▶ [Task details]:
Print nothing but the lines from the start of the listing below through the line that contains "4.81,4.77,4.95,4.67,4.63,4.63,4.61,4.68,4.74,4.8];". Do not include the pictures.
* START *
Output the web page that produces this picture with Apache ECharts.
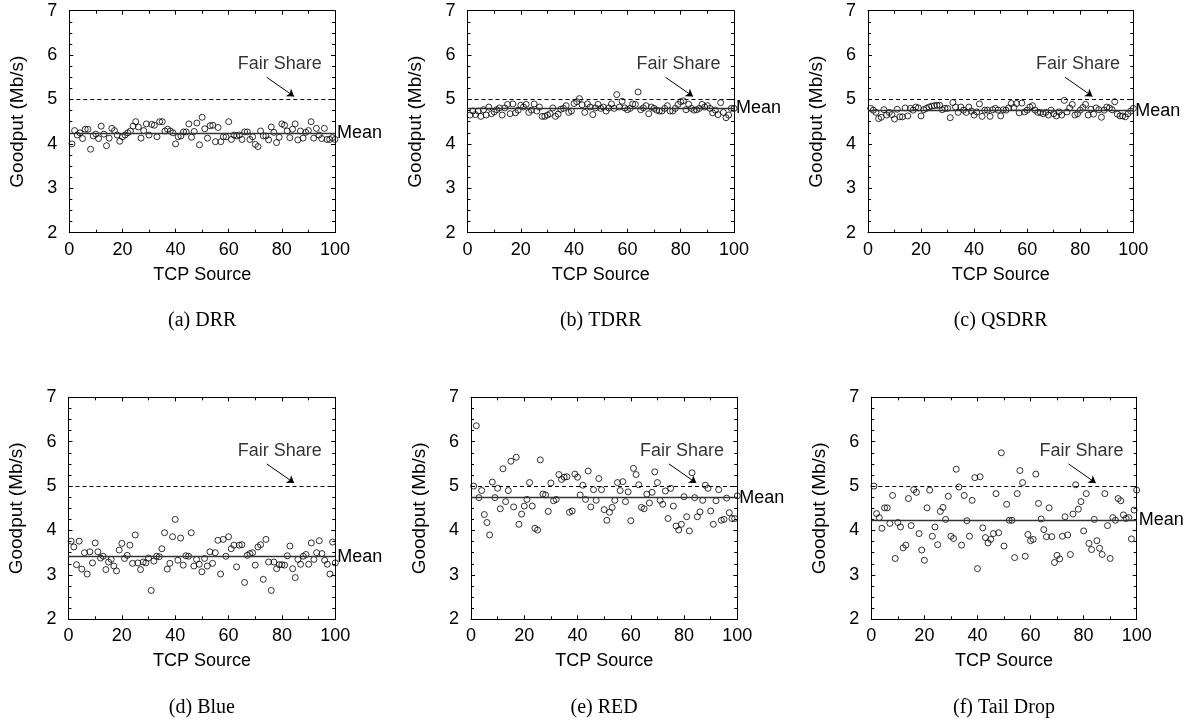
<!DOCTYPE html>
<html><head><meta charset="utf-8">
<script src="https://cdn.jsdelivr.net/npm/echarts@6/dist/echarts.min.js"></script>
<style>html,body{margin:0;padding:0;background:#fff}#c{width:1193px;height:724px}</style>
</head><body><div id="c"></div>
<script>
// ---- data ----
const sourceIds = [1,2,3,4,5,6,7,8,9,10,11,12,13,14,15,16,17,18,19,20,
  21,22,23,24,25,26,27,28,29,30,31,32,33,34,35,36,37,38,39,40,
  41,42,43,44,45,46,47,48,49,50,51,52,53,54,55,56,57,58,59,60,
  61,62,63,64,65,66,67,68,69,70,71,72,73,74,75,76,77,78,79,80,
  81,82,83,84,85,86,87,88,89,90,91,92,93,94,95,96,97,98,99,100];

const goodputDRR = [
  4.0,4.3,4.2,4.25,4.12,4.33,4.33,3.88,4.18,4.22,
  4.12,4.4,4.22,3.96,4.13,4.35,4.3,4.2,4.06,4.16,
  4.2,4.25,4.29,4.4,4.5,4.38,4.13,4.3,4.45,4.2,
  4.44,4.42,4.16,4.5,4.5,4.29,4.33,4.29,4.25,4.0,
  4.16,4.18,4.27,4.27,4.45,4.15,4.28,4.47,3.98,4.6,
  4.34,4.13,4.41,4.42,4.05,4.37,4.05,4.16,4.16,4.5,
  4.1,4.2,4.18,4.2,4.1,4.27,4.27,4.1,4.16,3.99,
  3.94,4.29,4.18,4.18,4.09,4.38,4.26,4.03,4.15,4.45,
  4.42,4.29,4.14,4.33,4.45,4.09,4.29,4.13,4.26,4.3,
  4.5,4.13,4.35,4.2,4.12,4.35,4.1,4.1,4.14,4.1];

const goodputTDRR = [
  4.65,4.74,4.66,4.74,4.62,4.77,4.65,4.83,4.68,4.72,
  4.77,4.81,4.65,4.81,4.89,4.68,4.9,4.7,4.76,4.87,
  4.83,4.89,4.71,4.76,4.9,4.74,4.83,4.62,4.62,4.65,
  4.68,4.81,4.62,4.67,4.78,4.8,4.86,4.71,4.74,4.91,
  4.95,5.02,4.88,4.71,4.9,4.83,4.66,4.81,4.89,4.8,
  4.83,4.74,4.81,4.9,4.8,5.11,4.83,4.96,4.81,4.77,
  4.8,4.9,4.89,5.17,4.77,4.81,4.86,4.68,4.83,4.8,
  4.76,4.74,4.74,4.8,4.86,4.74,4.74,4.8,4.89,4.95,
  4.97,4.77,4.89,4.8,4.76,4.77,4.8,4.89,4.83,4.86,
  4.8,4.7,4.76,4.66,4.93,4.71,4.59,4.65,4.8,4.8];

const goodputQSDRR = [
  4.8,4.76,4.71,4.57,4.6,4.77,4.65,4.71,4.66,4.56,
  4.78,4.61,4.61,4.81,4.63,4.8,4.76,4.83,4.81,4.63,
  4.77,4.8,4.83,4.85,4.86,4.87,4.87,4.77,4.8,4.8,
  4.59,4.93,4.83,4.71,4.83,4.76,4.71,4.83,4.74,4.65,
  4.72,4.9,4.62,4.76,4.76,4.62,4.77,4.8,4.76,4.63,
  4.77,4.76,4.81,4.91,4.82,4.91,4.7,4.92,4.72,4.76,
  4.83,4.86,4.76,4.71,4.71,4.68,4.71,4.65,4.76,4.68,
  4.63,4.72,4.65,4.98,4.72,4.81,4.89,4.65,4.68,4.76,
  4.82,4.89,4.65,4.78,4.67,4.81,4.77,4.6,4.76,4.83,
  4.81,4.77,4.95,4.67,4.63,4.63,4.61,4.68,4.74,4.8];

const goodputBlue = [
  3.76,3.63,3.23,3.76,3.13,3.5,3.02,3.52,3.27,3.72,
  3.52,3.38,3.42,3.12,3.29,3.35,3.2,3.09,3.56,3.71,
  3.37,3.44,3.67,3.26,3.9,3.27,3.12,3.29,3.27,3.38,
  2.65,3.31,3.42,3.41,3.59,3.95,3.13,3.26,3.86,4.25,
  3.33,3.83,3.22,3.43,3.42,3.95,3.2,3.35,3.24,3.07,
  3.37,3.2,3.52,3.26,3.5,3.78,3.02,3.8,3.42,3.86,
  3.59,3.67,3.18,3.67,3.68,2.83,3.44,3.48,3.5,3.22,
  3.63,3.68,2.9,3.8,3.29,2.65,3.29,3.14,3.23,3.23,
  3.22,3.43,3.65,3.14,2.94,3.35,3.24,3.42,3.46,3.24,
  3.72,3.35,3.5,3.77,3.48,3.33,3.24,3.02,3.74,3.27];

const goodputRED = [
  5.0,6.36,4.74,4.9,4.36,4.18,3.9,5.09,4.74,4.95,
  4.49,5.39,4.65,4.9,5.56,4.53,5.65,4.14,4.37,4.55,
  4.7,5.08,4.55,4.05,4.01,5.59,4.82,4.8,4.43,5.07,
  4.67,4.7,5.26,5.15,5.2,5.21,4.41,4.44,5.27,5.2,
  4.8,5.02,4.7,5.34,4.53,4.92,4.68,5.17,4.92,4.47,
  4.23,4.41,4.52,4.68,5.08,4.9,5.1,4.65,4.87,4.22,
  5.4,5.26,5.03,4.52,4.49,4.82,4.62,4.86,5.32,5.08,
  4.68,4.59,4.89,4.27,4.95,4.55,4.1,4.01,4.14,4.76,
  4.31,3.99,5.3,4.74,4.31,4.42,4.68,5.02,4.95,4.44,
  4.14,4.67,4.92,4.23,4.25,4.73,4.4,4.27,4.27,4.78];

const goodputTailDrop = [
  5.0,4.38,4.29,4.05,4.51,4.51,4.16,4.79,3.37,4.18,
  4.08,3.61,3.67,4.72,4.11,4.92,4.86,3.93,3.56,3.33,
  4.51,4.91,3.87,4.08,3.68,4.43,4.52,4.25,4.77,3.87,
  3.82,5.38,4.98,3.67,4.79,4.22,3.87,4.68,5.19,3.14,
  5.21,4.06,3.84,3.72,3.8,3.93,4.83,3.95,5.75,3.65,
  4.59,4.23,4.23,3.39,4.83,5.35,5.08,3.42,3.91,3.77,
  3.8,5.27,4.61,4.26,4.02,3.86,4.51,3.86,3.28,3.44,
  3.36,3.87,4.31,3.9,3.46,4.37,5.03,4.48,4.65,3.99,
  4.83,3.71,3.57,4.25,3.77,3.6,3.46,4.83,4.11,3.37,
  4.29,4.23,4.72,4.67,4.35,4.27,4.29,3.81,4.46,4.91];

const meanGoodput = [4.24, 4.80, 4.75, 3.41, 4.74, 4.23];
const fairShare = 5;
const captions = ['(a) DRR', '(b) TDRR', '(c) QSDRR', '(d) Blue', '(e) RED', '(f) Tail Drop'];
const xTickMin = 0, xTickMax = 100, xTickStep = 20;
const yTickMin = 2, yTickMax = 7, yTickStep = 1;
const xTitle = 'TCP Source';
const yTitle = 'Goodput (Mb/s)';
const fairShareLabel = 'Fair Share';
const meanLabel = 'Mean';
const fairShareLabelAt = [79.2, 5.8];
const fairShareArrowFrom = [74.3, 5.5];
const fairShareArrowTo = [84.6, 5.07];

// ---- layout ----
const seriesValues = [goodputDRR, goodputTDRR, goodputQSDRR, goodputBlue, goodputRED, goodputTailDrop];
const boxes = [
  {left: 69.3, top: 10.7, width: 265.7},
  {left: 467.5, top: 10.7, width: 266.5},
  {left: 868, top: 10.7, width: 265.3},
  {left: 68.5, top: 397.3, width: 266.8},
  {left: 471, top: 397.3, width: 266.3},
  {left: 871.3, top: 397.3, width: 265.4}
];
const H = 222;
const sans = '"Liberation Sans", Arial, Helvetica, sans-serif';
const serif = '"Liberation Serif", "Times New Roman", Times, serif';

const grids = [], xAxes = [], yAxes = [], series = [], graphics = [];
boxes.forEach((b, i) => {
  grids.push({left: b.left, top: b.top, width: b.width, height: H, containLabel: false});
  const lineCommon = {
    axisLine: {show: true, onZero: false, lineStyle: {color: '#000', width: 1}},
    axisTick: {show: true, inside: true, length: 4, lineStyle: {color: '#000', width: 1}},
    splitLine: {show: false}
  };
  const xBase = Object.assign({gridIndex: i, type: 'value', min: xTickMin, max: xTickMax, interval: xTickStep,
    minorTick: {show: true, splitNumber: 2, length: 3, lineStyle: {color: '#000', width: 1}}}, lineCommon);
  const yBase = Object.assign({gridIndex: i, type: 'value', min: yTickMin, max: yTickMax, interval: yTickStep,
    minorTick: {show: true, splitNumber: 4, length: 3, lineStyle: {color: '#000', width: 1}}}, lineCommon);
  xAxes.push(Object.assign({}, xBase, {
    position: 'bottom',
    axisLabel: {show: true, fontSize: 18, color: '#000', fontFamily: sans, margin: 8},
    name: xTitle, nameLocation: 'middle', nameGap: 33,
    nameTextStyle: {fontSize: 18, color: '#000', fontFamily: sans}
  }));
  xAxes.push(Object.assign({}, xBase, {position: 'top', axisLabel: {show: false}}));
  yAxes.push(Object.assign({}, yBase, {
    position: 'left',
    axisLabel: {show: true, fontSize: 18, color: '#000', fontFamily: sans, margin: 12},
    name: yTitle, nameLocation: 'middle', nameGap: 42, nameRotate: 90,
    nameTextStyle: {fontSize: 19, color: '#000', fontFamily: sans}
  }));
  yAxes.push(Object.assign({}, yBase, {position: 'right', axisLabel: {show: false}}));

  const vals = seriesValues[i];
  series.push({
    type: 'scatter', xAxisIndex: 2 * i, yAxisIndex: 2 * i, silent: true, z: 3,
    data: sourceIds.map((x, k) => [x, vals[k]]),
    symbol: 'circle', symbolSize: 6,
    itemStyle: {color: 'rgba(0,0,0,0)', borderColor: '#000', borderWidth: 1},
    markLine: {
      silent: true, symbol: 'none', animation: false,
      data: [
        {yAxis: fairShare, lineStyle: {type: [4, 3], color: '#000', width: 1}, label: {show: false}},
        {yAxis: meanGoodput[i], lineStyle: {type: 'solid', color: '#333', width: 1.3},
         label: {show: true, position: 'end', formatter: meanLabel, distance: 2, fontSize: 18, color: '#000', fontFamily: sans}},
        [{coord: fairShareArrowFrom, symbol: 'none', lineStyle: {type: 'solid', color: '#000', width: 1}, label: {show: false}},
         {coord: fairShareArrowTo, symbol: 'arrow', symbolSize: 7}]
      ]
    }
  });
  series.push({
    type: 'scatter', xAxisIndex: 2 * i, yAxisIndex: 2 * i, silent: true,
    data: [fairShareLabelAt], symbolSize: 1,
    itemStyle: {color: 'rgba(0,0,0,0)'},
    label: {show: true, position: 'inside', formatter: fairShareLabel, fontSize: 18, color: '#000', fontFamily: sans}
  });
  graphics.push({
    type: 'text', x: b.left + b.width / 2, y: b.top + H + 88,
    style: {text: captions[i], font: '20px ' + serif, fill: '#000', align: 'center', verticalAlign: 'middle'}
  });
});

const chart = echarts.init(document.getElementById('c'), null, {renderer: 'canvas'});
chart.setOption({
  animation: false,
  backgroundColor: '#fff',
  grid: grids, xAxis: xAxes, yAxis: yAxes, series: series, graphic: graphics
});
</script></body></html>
* END *
▶ [The result]:
Output the web page that produces this picture with Apache ECharts.
<!DOCTYPE html>
<html><head><meta charset="utf-8">
<script src="https://cdn.jsdelivr.net/npm/echarts@6/dist/echarts.min.js"></script>
<style>html,body{margin:0;padding:0;background:#fff}#c{width:1193px;height:724px}</style>
</head><body><div id="c"></div>
<script>
// ---- data ----
const sourceIds = [1,2,3,4,5,6,7,8,9,10,11,12,13,14,15,16,17,18,19,20,
  21,22,23,24,25,26,27,28,29,30,31,32,33,34,35,36,37,38,39,40,
  41,42,43,44,45,46,47,48,49,50,51,52,53,54,55,56,57,58,59,60,
  61,62,63,64,65,66,67,68,69,70,71,72,73,74,75,76,77,78,79,80,
  81,82,83,84,85,86,87,88,89,90,91,92,93,94,95,96,97,98,99,100];

const goodputDRR = [
  4.0,4.3,4.2,4.25,4.12,4.33,4.33,3.88,4.18,4.22,
  4.12,4.4,4.22,3.96,4.13,4.35,4.3,4.2,4.06,4.16,
  4.2,4.25,4.29,4.4,4.5,4.38,4.13,4.3,4.45,4.2,
  4.44,4.42,4.16,4.5,4.5,4.29,4.33,4.29,4.25,4.0,
  4.16,4.18,4.27,4.27,4.45,4.15,4.28,4.47,3.98,4.6,
  4.34,4.13,4.41,4.42,4.05,4.37,4.05,4.16,4.16,4.5,
  4.1,4.2,4.18,4.2,4.1,4.27,4.27,4.1,4.16,3.99,
  3.94,4.29,4.18,4.18,4.09,4.38,4.26,4.03,4.15,4.45,
  4.42,4.29,4.14,4.33,4.45,4.09,4.29,4.13,4.26,4.3,
  4.5,4.13,4.35,4.2,4.12,4.35,4.1,4.1,4.14,4.1];

const goodputTDRR = [
  4.65,4.74,4.66,4.74,4.62,4.77,4.65,4.83,4.68,4.72,
  4.77,4.81,4.65,4.81,4.89,4.68,4.9,4.7,4.76,4.87,
  4.83,4.89,4.71,4.76,4.9,4.74,4.83,4.62,4.62,4.65,
  4.68,4.81,4.62,4.67,4.78,4.8,4.86,4.71,4.74,4.91,
  4.95,5.02,4.88,4.71,4.9,4.83,4.66,4.81,4.89,4.8,
  4.83,4.74,4.81,4.9,4.8,5.11,4.83,4.96,4.81,4.77,
  4.8,4.9,4.89,5.17,4.77,4.81,4.86,4.68,4.83,4.8,
  4.76,4.74,4.74,4.8,4.86,4.74,4.74,4.8,4.89,4.95,
  4.97,4.77,4.89,4.8,4.76,4.77,4.8,4.89,4.83,4.86,
  4.8,4.7,4.76,4.66,4.93,4.71,4.59,4.65,4.8,4.8];

const goodputQSDRR = [
  4.8,4.76,4.71,4.57,4.6,4.77,4.65,4.71,4.66,4.56,
  4.78,4.61,4.61,4.81,4.63,4.8,4.76,4.83,4.81,4.63,
  4.77,4.8,4.83,4.85,4.86,4.87,4.87,4.77,4.8,4.8,
  4.59,4.93,4.83,4.71,4.83,4.76,4.71,4.83,4.74,4.65,
  4.72,4.9,4.62,4.76,4.76,4.62,4.77,4.8,4.76,4.63,
  4.77,4.76,4.81,4.91,4.82,4.91,4.7,4.92,4.72,4.76,
  4.83,4.86,4.76,4.71,4.71,4.68,4.71,4.65,4.76,4.68,
  4.63,4.72,4.65,4.98,4.72,4.81,4.89,4.65,4.68,4.76,
  4.82,4.89,4.65,4.78,4.67,4.81,4.77,4.6,4.76,4.83,
  4.81,4.77,4.95,4.67,4.63,4.63,4.61,4.68,4.74,4.8];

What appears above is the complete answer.